**Miguel Díez R. «El viejo profesor», para Prensa Social.
“Campos de Castilla” se abre con el poema titulado “Retrato”, verdadero pórtico del libro y, en cierta manera, independiente del resto de los poemas; en él Machado declara sus principios estéticos y morales.
Como apunta Bernard Sesé, es un retrato impregnado de un tono de gravedad altiva, de serenidad y sencillez, y el modelo queda sugerido apenas por algunos rasgos de su apariencia física, por algunos aspectos de sus efusiones sentimentales, captado esencialmente en su devenir desde la infancia hasta la muerte.

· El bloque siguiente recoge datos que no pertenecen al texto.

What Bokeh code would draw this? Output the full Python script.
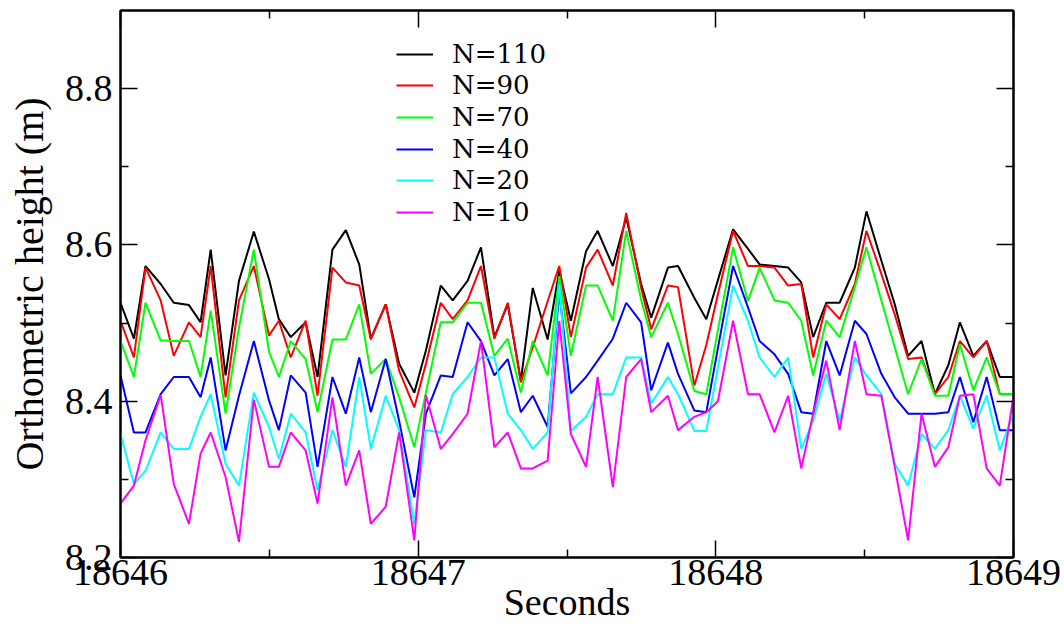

Pero también puede responder a una moda del Modernismo, a principios de siglo, que dio origen a numerosos poemas en que los autores exponían su credo poético, a imitación de “Art poétique” de Paul Verlaine. Por esta razón, y como bien se ha apuntado, hay en estos versos cierta pose de moda literaria -visible en la alternancia de gravedad e ironía que es muy importante discernir para interpretar bien el texto.

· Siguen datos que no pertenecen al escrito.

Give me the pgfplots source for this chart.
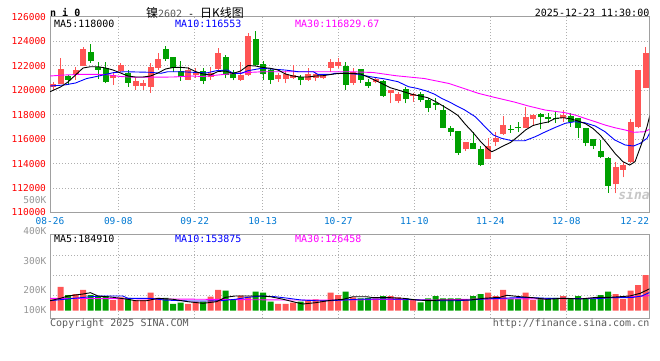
\documentclass[border=0pt]{standalone}
\usepackage{fontspec}
\setmainfont{DejaVu Sans Mono}
\newfontfamily\cjk{Noto Sans CJK SC}
\usepackage{pgfplots}
\usepackage{pgfplotstable}
\pgfplotsset{compat=1.18}
\definecolor{cred}{RGB}{255,85,85}
\definecolor{cgreen}{RGB}{0,160,0}
\definecolor{ticred}{RGB}{255,0,0}
\definecolor{datecol}{RGB}{0,120,210}
\definecolor{framegray}{RGB}{160,160,160}
\definecolor{gridgray}{RGB}{175,175,175}
\definecolor{volgray}{RGB}{150,150,150}
\definecolor{mablue}{RGB}{0,0,255}
\definecolor{mamag}{RGB}{255,0,255}
\definecolor{txtgray}{RGB}{90,90,90}

\pgfplotstableread{
x o h l c
0 120265 120700 120020 120490
1 120510 122640 120480 121740
3 121210 121900 120840 121660
4 122010 123560 121990 123400
8 120980 121520 120450 121270
9 121570 122190 121490 122070
11 120350 120980 120020 120760
12 120350 120840 120020 120620
13 120240 122200 119800 121880
14 121800 123020 121660 122530
18 120840 121930 120820 121660
19 121250 121820 121000 121450
21 121060 121900 120840 121440
22 121740 123430 121660 123020
25 120840 122340 120760 121250
26 121210 124660 121170 124410
30 120940 121440 120700 121250
31 120940 121570 120570 121330
32 121040 122070 120920 121250
34 120840 121820 120760 121330
35 121030 121440 120760 121300
36 120980 121370 120920 121290
37 121840 122560 121520 122310
38 121980 122600 121800 122310
40 120630 121820 120430 121490
43 120700 121110 120570 120920
45 119760 120000 118930 119980
46 119140 119860 118930 119670
48 119550 119800 119060 119730
55 115170 115800 115030 115790
58 114380 116120 114360 115440
59 115790 116610 115440 116120
60 116400 117890 116340 117160
63 116940 118650 116920 117840
64 117650 118060 117160 117980
68 117700 118380 117430 117980
75 112310 114160 111570 113750
76 113480 114160 112880 113890
77 114160 117620 114070 117430
78 116970 121670 116890 121660
79 120160 123510 120150 123070
}\redtab

\pgfplotstableread{
x o h l c
2 121190 121220 120430 120840
5 123130 123820 122230 122390
6 121930 122310 120920 121660
7 121840 122310 120570 120700
10 121410 121660 120290 120630
15 123350 123620 122430 122530
16 122740 122760 121490 121800
17 121600 122390 120780 121060
20 121570 121800 120510 120760
23 122720 122880 120980 121250
24 121490 121660 120800 120980
27 124170 124850 122010 122090
28 122120 122430 120840 121370
29 121660 121860 120510 120840
33 121080 121250 120390 120800
39 121960 122310 119980 120430
41 121710 121730 120620 120840
42 120700 120920 120180 120370
44 120760 120800 119410 119530
47 120080 120270 118930 119280
49 119690 119880 119060 119200
50 119200 119390 118200 118570
51 118980 119340 118380 118790
52 118380 118790 116890 116940
53 116940 117080 116290 116610
54 116670 116680 114700 114890
56 115710 116610 115180 115190
57 115190 115440 113800 113890
61 116830 117160 116530 116750
62 117020 117380 116610 116950
65 118030 118160 116810 117790
66 117850 118110 117300 117650
67 117750 118250 117350 117620
69 117890 118160 117020 117430
70 117700 117720 116120 116940
71 116940 116950 115400 115710
72 116010 116020 115170 115460
73 115030 115930 114430 114560
74 114490 114500 111620 112190
}\greentab

\pgfplotstableread{
x v
0 95000
1 200000
3 139000
4 173000
8 89000
9 111000
11 89000
12 89000
13 150000
14 108000
18 58000
19 75000
21 117000
22 173000
25 125000
26 117000
30 56000
31 56000
32 67000
34 89000
35 95000
36 89000
37 150000
38 131000
40 111000
43 103000
45 122000
46 111000
48 97000
55 89000
58 150000
59 122000
60 173000
63 150000
64 89000
68 122000
75 139000
76 97000
77 167000
78 214000
79 298000
}\vred

\pgfplotstableread{
x v
2 131000
5 131000
6 122000
7 122000
10 108000
15 108000
16 56000
17 67000
20 75000
23 167000
24 89000
27 159000
28 150000
29 75000
33 75000
39 159000
41 103000
42 108000
44 122000
47 103000
49 70000
50 103000
51 122000
52 103000
53 103000
54 103000
56 122000
57 139000
61 97000
62 97000
65 108000
66 108000
67 108000
69 103000
70 122000
71 103000
72 103000
73 131000
74 159000
}\vgreen

\pgfplotsset{
  klstyle/.style={
    scale only axis, anchor=south west,
    xmin=-0.4, xmax=79.507,
    axis line style={framegray, line width=1pt},
    major tick length=0pt,
    xmajorgrids, ymajorgrids,
    grid style={gridgray, line width=0.9pt, dash pattern=on 0.9pt off 2.1pt},
    xtick={8.707,18.893,27.96,38.04,48.173,58.307,68.44},
    scaled y ticks=false, scaled x ticks=false,
  },
  wick/.style={forget plot, draw=none, mark=none,
    error bars/.cd, y dir=plus, y explicit, error mark=none,
    error bar style={draw=#1, line width=1pt, solid}},
  body/.style={forget plot, draw=none, mark=none,
    error bars/.cd, y dir=plus, y explicit, error mark=none,
    error bar style={draw=#1, line width=6pt, solid, line cap=butt}},
}

\begin{document}
\begin{tikzpicture}
\path[use as bounding box] (0pt,0pt) rectangle (660pt,360pt);

% ---------------- price panel ----------------
\begin{axis}[klstyle,
  at={(50pt,147.5pt)}, width=599.3pt, height=195.6pt,
  ymin=110000, ymax=126000,
  ytick={110000,112000,114000,116000,118000,120000,122000,124000,126000},
  yticklabels={110000,112000,114000,116000,118000,120000,122000,124000,126000},
  yticklabel style={text=ticred, font=\fontsize{9.5}{11}\selectfont, xshift=-0.5pt},
  xticklabels={09-08,09-22,10-13,10-27,11-10,11-24,12-08},
  extra x ticks={-0.4,77.56},
  extra x tick labels={08-26,12-22},
  extra x tick style={grid=none},
  xticklabel style={text=datecol, font=\fontsize{9.5}{11}\selectfont, yshift=-1.5pt},
]
\addplot[wick=cred] table[x=x, y=l, y error plus expr={\thisrow{h}-\thisrow{l}}] {\redtab};
\addplot[body=cred] table[x=x, y=o, y error plus expr={\thisrow{c}-\thisrow{o}}] {\redtab};
\addplot[wick=cgreen] table[x=x, y=l, y error plus expr={\thisrow{h}-\thisrow{l}}] {\greentab};
\addplot[body=cgreen] table[x=x, y=c, y error plus expr={\thisrow{o}-\thisrow{c}}] {\greentab};

% MA30
\addplot[mamag, line width=0.9pt, mark=none] coordinates {
(-0.4,121165)(1.5,121247)(4,121304)(7,121288)(9,121124)(11,121059)(16,121083)(18.5,121165)(20,121124)(22,121247)(24,121370)(26,121452)(28,121517)(36,121517)(39.6,121517)(42.7,121452)(45.7,121190)(49.5,120961)(52.8,120552)(55.4,120020)(56.7,119750)(58.5,119472)(61.5,119038)(63.4,118711)(65.6,118384)(68.3,118163)(69.6,117975)(70.9,117705)(72.3,117427)(73.6,117157)(74.9,116936)(76.3,116748)(77.4,116560)(78.9,116609)(79.6,116830)};
% MA10
\addplot[mablue, line width=0.9pt, mark=none] coordinates {
(-0.4,120347)(1.5,120429)(3,120593)(4.5,120961)(5.3,121059)(6.7,121247)(8,121435)(9.5,121517)(13,121468)(14.4,121386)(15.3,121517)(17,121517)(19,121460)(20.5,121420)(21.8,121600)(23.3,121656)(24,121386)(25.1,121386)(26,121599)(27.8,121795)(30.9,121656)(32.7,121517)(34.7,121517)(35.3,121304)(37.1,121304)(37.6,121386)(38.9,121386)(40.7,121304)(42.3,121108)(44.3,120920)(46,120699)(47.4,120290)(48.5,120159)(49.8,119938)(50.9,119668)(51.8,119341)(53,118997)(53.6,118793)(54.9,118384)(56.3,117836)(57.6,117018)(58.7,116339)(59.8,116069)(61.2,115873)(62.9,115873)(64.3,116200)(65.6,116584)(67,116969)(68.3,117296)(69.6,117427)(70.9,117345)(72.3,117075)(73.6,116609)(74.9,115930)(76.3,115521)(77.4,115439)(78.3,115660)(79.2,116069)(79.6,116553)};
% MA5
\addplot[black, line width=0.9pt, mark=none] coordinates {
(-0.4,119881)(1,120265)(2,120674)(3,121247)(4,121820)(5,121926)(6,121926)(7,121820)(8,121656)(9,121411)(10,121165)(11,121083)(12,121083)(13,121165)(14,121411)(15,121738)(16,121861)(17,121877)(18,121820)(19,121533)(20,121329)(21,121247)(22,121533)(23,121574)(24,121370)(25,121574)(26,122024)(27,121983)(28,121861)(29,121795)(30,121656)(31,121329)(32,121165)(33,121083)(34,121083)(35,121165)(36,121190)(37,121288)(38,121370)(39,121386)(40,121386)(41,121329)(42,121083)(43,120797)(44,120511)(45,120200)(46,120020)(47,119832)(48,119644)(49,119529)(50,119382)(51,119079)(52,118711)(53,118343)(54,117934)(55,117198)(56,116544)(57,115808)(58,115194)(58.5,114973)(59,115112)(60,115439)(61,115726)(62,116217)(63,116748)(64,117116)(65,117280)(66,117402)(67,117705)(68,117754)(69,117664)(70,117484)(71,117263)(72,116871)(73,116306)(74,115562)(75,114785)(76,114155)(76.9,113885)(77.6,114155)(78.5,115660)(79.2,117018)(79.6,118000)};
\end{axis}

% ---------------- volume panel ----------------
\begin{axis}[klstyle,
  at={(50pt,41.7pt)}, width=599.3pt, height=83.6pt,
  ymin=-63460, ymax=634600,
  ytick={131000,298000,465000},
  xticklabels={}, yticklabels={},
]
\addplot[ybar, bar width=6pt, bar shift=0pt, fill=cred, draw=none] table[x=x, y=v] {\vred};
\addplot[ybar, bar width=6pt, bar shift=0pt, fill=cgreen, draw=none] table[x=x, y=v] {\vgreen};
% MA30
\addplot[mamag, line width=0.9pt, mark=none] coordinates {
(-0.4,103500)(16,97700)(31,89300)(40,89300)(44,95200)(51,89300)(57,97700)(70,100200)(76,111900)(79.6,126100)};
% MA10
\addplot[mablue, line width=0.9pt, mark=none] coordinates {
(-0.4,83500)(1.5,95200)(5,116900)(6.6,122700)(9.3,122700)(10,103500)(13,103500)(14.8,89300)(18,81000)(20.5,81000)(22.4,83500)(24.3,95200)(26,111900)(27.8,122700)(29.6,116900)(31.4,103500)(33.1,89300)(35,83500)(36.9,83500)(38.7,89300)(40.4,95200)(42.7,97700)(45,97700)(47.1,95200)(48.9,89300)(51.6,83500)(53.8,83500)(55.6,89300)(57.4,97700)(59.6,103500)(61.8,108600)(64,108600)(65.8,103500)(68,103500)(70.3,100200)(72.5,100200)(74.3,108600)(76.1,108600)(77.4,111900)(78.5,122700)(79.6,153900)};
% MA5
\addplot[black, line width=0.9pt, mark=none] coordinates {
(-0.4,83500)(1,103500)(2,122700)(4,139400)(5,150300)(6,122700)(8,111900)(10,95200)(11,83500)(12.5,83500)(14,103500)(16,95200)(18,75200)(20,61800)(21.8,75200)(23,111900)(24.3,122700)(26,122700)(27.8,122700)(29,116900)(30.7,95200)(32,75200)(33.3,55900)(35,66800)(37,86800)(38.7,95200)(40,116900)(41.8,116900)(42.7,108600)(45,108600)(46.7,103500)(48.5,89300)(50.3,83500)(51.6,89300)(53.8,89300)(55.6,89300)(57.4,103500)(59.6,111900)(60.5,128600)(62.3,116900)(64,108600)(65.8,95200)(68,103500)(70.3,97700)(72.5,111900)(74.3,111900)(75.6,116900)(76.9,122700)(78.3,145300)(79.6,184900)};
\end{axis}

% ---------------- texts ----------------
\begin{scope}[x=1pt,y=1pt]
\node[anchor=west, inner sep=0pt, font=\fontsize{10}{12}\selectfont\bfseries] at (50,347.5) {n i 0};
\node[anchor=center, inner sep=0pt] at (195,347.5) {{\cjk\fontsize{12}{14}\selectfont 镍}{\fontsize{10}{12}\selectfont\color{txtgray}2602}{\fontsize{10}{12}\selectfont{} - }{\cjk\fontsize{12}{14}\selectfont 日K线图}};
\node[anchor=east, inner sep=0pt, font=\fontsize{10}{12}\selectfont] at (649.5,347.5) {2025-12-23 11:30:00};

\node[anchor=west, inner sep=0pt, font=\fontsize{10}{12}\selectfont, text=black] at (54,336.5) {MA5:118000};
\node[anchor=west, inner sep=0pt, font=\fontsize{10}{12}\selectfont, text=mablue] at (175,336.5) {MA10:116553};
\node[anchor=west, inner sep=0pt, font=\fontsize{10}{12}\selectfont, text=mamag] at (295,336.5) {MA30:116829.67};

\node[anchor=west, inner sep=0pt, font=\fontsize{10}{12}\selectfont, text=black] at (54,121.5) {MA5:184910};
\node[anchor=west, inner sep=0pt, font=\fontsize{10}{12}\selectfont, text=mablue] at (175,121.5) {MA10:153875};
\node[anchor=west, inner sep=0pt, font=\fontsize{10}{12}\selectfont, text=mamag] at (295,121.5) {MA30:126458};

\node[anchor=east, inner sep=0pt, font=\fontsize{9.5}{11}\selectfont, text=volgray] at (46.5,160) {500K};
\node[anchor=east, inner sep=0pt, font=\fontsize{9.5}{11}\selectfont, text=volgray] at (46.5,129) {400K};
\node[anchor=east, inner sep=0pt, font=\fontsize{9.5}{11}\selectfont, text=volgray] at (46.5,99) {300K};
\node[anchor=east, inner sep=0pt, font=\fontsize{9.5}{11}\selectfont, text=volgray] at (46.5,70) {200K};
\node[anchor=east, inner sep=0pt, font=\fontsize{9.5}{11}\selectfont, text=volgray] at (46.5,50) {100K};

\node[anchor=west, inner sep=0pt, font=\fontsize{10}{12}\selectfont, text=txtgray] at (50,36.7) {Copyright 2025 SINA.COM};
\node[anchor=east, inner sep=0pt, font=\fontsize{10}{12}\selectfont, text=txtgray] at (649.5,36.7) {http://finance.sina.com.cn};

\node[inner sep=0pt, font=\fontsize{13}{14}\selectfont\bfseries\itshape, text=black!22] at (634,166) {sina};
\end{scope}
\end{tikzpicture}
\end{document}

Comienza el poeta recordando su juventud en Sevilla, su temprana relación con Castilla, su vida sentimental, la serenidad, lejos de cualquier extremismo, su bonhomía personal y, luego, las referencias a su poética.
Aunque Machado participó del Modernismo, no se entregó a juegos externos, puramente decorativos, sino que eliminó lo accesorio y vacuo -los ecos– y buscó la palabra verdadera, portadora de su propio sentir -las voces. Le era indiferente la adscripción un movimiento literario determinado, pero sí es consciente de que la verdad de su verso no se encuentra en la elaboración o dominio técnico, sino en la fuerza expresiva de la propia voz.

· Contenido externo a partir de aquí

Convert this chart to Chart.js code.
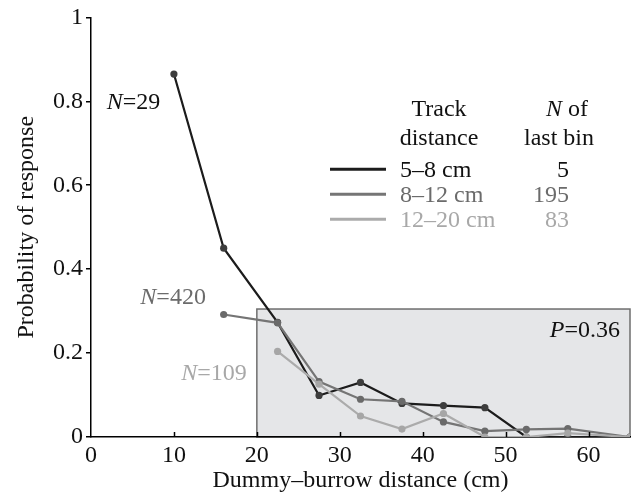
<!DOCTYPE html>
<html>
<head>
<meta charset="utf-8">
<script src="https://cdn.jsdelivr.net/npm/chart.js@4.4.1/dist/chart.umd.min.js"></script>
<style>
  html, body { margin: 0; padding: 0; background: #fff; }
  #chart { display: block; }
</style>
</head>
<body>
<canvas id="chart" width="637" height="498"></canvas>
<script>
// ---- Data ----
const seriesLabels = ['5–8 cm', '8–12 cm', '12–20 cm'];
const lastBinN = [5, 195, 83];
const firstBinN = [29, 420, 109];

const xNear = [10, 16, 22.5, 27.5, 32.5, 37.5, 42.5, 47.5, 52.5, 57.5, 65];
const yNear = [0.865, 0.45, 0.273, 0.099, 0.13, 0.08, 0.075, 0.07, 0, 0, 0];

const xMid = [16, 22.5, 27.5, 32.5, 37.5, 42.5, 47.5, 52.5, 57.5, 65];
const yMid = [0.292, 0.272, 0.132, 0.09, 0.085, 0.036, 0.014, 0.018, 0.02, 0];

const xFar = [22.5, 27.5, 32.5, 37.5, 42.5, 47.5, 52.5, 57.5, 65];
const yFar = [0.204, 0.126, 0.05, 0.019, 0.056, 0, 0, 0.009, 0];

const xTickValues = [0, 10, 20, 30, 40, 50, 60];
const yTickValues = [0, 0.2, 0.4, 0.6, 0.8, 1];

// shaded test region and its P value
const regionX = [20, 65];
const regionY = [0, 0.305];
const regionP = '0.36';

// ---- Styles ----
const FONT = "'Liberation Serif', 'Times New Roman', serif";
const lineColors = ['#1c1c1c', '#757575', '#ababab'];
const pointColors = ['#3d3d3d', '#6a6a6a', '#a6a6a6'];
const textColors = ['#111111', '#6b6b6b', '#a8a8a8'];

const toPts = (xs, ys) => xs.map((x, i) => ({ x: x, y: ys[i] }));

function makeSet(i, xs, ys) {
  return {
    label: seriesLabels[i],
    data: toPts(xs, ys),
    borderColor: lineColors[i],
    borderWidth: 2.2,
    pointRadius: 3.6,
    pointBorderWidth: 0,
    pointBackgroundColor: pointColors[i],
    tension: 0,
    fill: false,
    order: 3 - i,
  };
}

// draws "N=xxx" with italic N, right edge at x
function drawNLabel(ctx, value, right, baseline, color) {
  const rest = '=' + value;
  ctx.font = '24px ' + FONT;
  const wRest = ctx.measureText(rest).width;
  ctx.font = 'italic 24px ' + FONT;
  const wN = ctx.measureText('N').width;
  const left = right - wRest - wN;
  ctx.fillStyle = color;
  ctx.textAlign = 'left';
  ctx.textBaseline = 'alphabetic';
  ctx.fillText('N', left, baseline);
  ctx.font = '24px ' + FONT;
  ctx.fillText(rest, left + wN, baseline);
}

// shaded box behind everything
const regionPlugin = {
  id: 'region',
  beforeDraw(chart) {
    const { ctx, scales: { x, y } } = chart;
    const x0 = x.getPixelForValue(regionX[0]);
    const x1 = x.getPixelForValue(regionX[1]);
    const y0 = y.getPixelForValue(regionY[0]);
    const y1 = y.getPixelForValue(regionY[1]);
    ctx.save();
    ctx.fillStyle = '#e5e6e8';
    ctx.fillRect(x0, y1, x1 - x0, y0 - y1);
    ctx.strokeStyle = '#6e6e6e';
    ctx.lineWidth = 1.5;
    ctx.strokeRect(x0, y1, x1 - x0, y0 - y1);
    ctx.restore();
  },
  afterDraw(chart) {
    const { ctx, scales: { x, y } } = chart;
    ctx.save();
    ctx.font = 'italic 24px ' + FONT;
    const wP = ctx.measureText('P').width;
    ctx.font = '24px ' + FONT;
    const rest = '=' + regionP;
    const wRest = ctx.measureText(rest).width;
    const right = x.getPixelForValue(regionX[1]) - 10;
    const base = y.getPixelForValue(regionY[1]) + 28;
    ctx.fillStyle = '#111';
    ctx.textBaseline = 'alphabetic';
    ctx.font = 'italic 24px ' + FONT;
    ctx.fillText('P', right - wRest - wP, base);
    ctx.font = '24px ' + FONT;
    ctx.fillText(rest, right - wRest, base);
    ctx.restore();
  }
};

// x ticks point inward, drawn over the box
const innerTicks = {
  id: 'innerTicks',
  afterDatasetsDraw(chart) {
    const { ctx, scales: { x } } = chart;
    const yb = chart.chartArea.bottom;
    ctx.save();
    ctx.strokeStyle = '#000';
    ctx.lineWidth = 1.5;
    xTickValues.slice(1).forEach(v => {
      const px = Math.round(x.getPixelForValue(v)) + 0.5;
      ctx.beginPath();
      ctx.moveTo(px, yb);
      ctx.lineTo(px, yb - 5);
      ctx.stroke();
    });
    ctx.restore();
  }
};

// N labels next to the first bin and the two-column key
const notesPlugin = {
  id: 'notes',
  afterDraw(chart) {
    const { ctx } = chart;
    ctx.save();
    const offsets = [[-13.7, 35], [-17.8, -10.7], [-30.8, 29]];
    chart.data.datasets.forEach((ds, i) => {
      const pt = chart.getDatasetMeta(i).data[0];
      drawNLabel(ctx, firstBinN[i], pt.x + offsets[i][0], pt.y + offsets[i][1], textColors[i]);
    });

    // key header
    ctx.font = '24px ' + FONT;
    ctx.fillStyle = '#111';
    ctx.textBaseline = 'alphabetic';
    ctx.textAlign = 'center';
    ctx.fillText('Track', 439, 116);
    ctx.fillText('distance', 439, 145);
    ctx.fillText('last bin', 559, 145);
    ctx.textAlign = 'left';
    ctx.font = 'italic 24px ' + FONT;
    const wN = ctx.measureText('N').width;
    ctx.font = '24px ' + FONT;
    const wOf = ctx.measureText(' of').width;
    const nx = 567 - (wN + wOf) / 2;
    ctx.font = 'italic 24px ' + FONT;
    ctx.fillText('N', nx, 116);
    ctx.font = '24px ' + FONT;
    ctx.fillText(' of', nx + wN, 116);

    // key rows
    seriesLabels.forEach((lab, i) => {
      const base = 176.7 + i * 25;
      ctx.strokeStyle = lineColors[i];
      ctx.lineWidth = 3;
      ctx.beginPath();
      ctx.moveTo(330, base - 7.5);
      ctx.lineTo(386, base - 7.5);
      ctx.stroke();
      ctx.fillStyle = textColors[i];
      ctx.textAlign = 'left';
      ctx.fillText(lab, 400, base);
      ctx.textAlign = 'right';
      ctx.fillText(String(lastBinN[i]), 569, base);
    });
    ctx.restore();
  }
};

new Chart(document.getElementById('chart'), {
  type: 'line',
  data: {
    datasets: [
      makeSet(0, xNear, yNear),
      makeSet(1, xMid, yMid),
      makeSet(2, xFar, yFar),
    ]
  },
  options: {
    responsive: false,
    devicePixelRatio: 1,
    animation: false,
    layout: { padding: { top: 15, right: 7, left: 0, bottom: 0 } },
    plugins: {
      legend: { display: false },
      tooltip: { enabled: false },
    },
    scales: {
      x: {
        type: 'linear',
        min: 0,
        max: 65,
        afterBuildTicks: s => { s.ticks = xTickValues.map(v => ({ value: v })); },
        afterFit: s => { s.height = 61; },
        grid: { display: false, drawTicks: false },
        border: { display: true, color: '#000', width: 1.5 },
        ticks: {
          color: '#111',
          font: { family: FONT, size: 24 },
          padding: 4,
          maxRotation: 0,
        },
        title: {
          display: true,
          text: 'Dummy–burrow distance (cm)',
          color: '#111',
          font: { family: FONT, size: 24 },
          padding: { top: 0, bottom: 3 },
        }
      },
      y: {
        type: 'linear',
        min: 0,
        max: 1,
        afterBuildTicks: s => { s.ticks = yTickValues.map(v => ({ value: v })); },
        afterFit: s => { s.width = 91; },
        grid: {
          display: true,
          drawOnChartArea: false,
          drawTicks: true,
          tickLength: 5,
          color: '#000',
          lineWidth: 1.5,
        },
        border: { display: true, color: '#000', width: 1.5 },
        ticks: {
          color: '#111',
          font: { family: FONT, size: 24 },
          padding: 3,
          callback: v => String(Math.round(v * 10) / 10),
        },
        title: {
          display: true,
          text: 'Probability of response',
          color: '#111',
          font: { family: FONT, size: 24 },
          padding: { top: 12, bottom: 0 },
        }
      }
    }
  },
  plugins: [regionPlugin, innerTicks, notesPlugin]
});
</script>
</body>
</html>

A Machado le repugna un arte sin contenido, el virtuosismo de la forma. En su proyecto del discurso que preparaba para su ingreso en la Academia Española, formula con claridad esta idea: soy poco sensible a los primores de la forma, a la pulcritud y pulidez del lenguaje, y a todo cuanto en literatura no se recomienda por su contenido.
En las siguientes estrofas aparece el Machado introspectivo que mira dentro de sí mismo, el que se precia de vivir del propio trabajo y el que, premonitoriamente, sabía que había de morir ligero de equipaje, / casi desnudo, como los hijos de la mar.
En efecto, así murió Antonio Machado, en una pensión, en tierra extranjera y despojado de todo —hasta de su patria—; y se cuenta que su hermano José encontró en los bolsillos del viejo abrigo del poeta unos papeles arrugados. Allí estaba, escrito a lápiz, su último verso: “Estos días azules y este sol de la infancia”, que curiosamente, y de alguna manera, nos recuerdan los dos primeros versos de este “Retrato”.
**Miguel Díez R, el Viejo Profesor, es licenciado en Teología, Filosofía y Filología Hispánica (Especialidad Literatura Hispánica). Díez R.
Mi infancia son recuerdos de un patio de Sevilla,
y un huerto claro donde madura el limonero;
mi juventud, veinte años en tierras de Castilla;
mi historia, algunos casos que recordar no quiero.
Ni un seductor Mañara, ni un Bradomín he sido
—ya conocéis mi torpe aliño indumentario—,
mas recibí la flecha que me asignó Cupido,
y amé cuanto ellas puedan tener de hospitalario.
Hay en mis venas gotas de sangre jacobina,
pero mi verso brota de manantial sereno;
y, más que un hombre al uso que sabe su doctrina,
soy, en el buen sentido de la palabra, bueno.
Adoro la hermosura, y en la moderna estética
corté las viejas rosas del huerto de Ronsard;
mas no amo los afeites de la actual cosmética,
ni soy un ave de esas del nuevo gay-trinar.
Desdeño las romanzas de los tenores huecos
y el coro de los grillos que cantan a la luna.
A distinguir me paro las voces de los ecos,
y escucho solamente, entre las voces, una.
¿Soy clásico o romántico? No sé. Dejar quisiera
mi verso, como deja el capitán su espada:
famosa por la mano viril que la blandiera,
no por el docto oficio del forjador preciada.
Converso con el hombre que siempre va conmigo
—quien habla solo espera hablar a Dios un día—;
mi soliloquio es plática con ese buen amigo
que me enseñó el secreto de la filantropía.
Y al cabo, nada os debo; debéisme cuanto he escrito.
A mi trabajo acudo, con mi dinero pago
el traje que me cubre y la mansión que habito,
el pan que me alimenta y el lecho en donde yago.
Y cuando llegue el día del último vïaje,
y esté al partir la nave que nunca ha de tornar,
me encontraréis a bordo ligero de equipaje,
casi desnudo, como los hijos de la mar.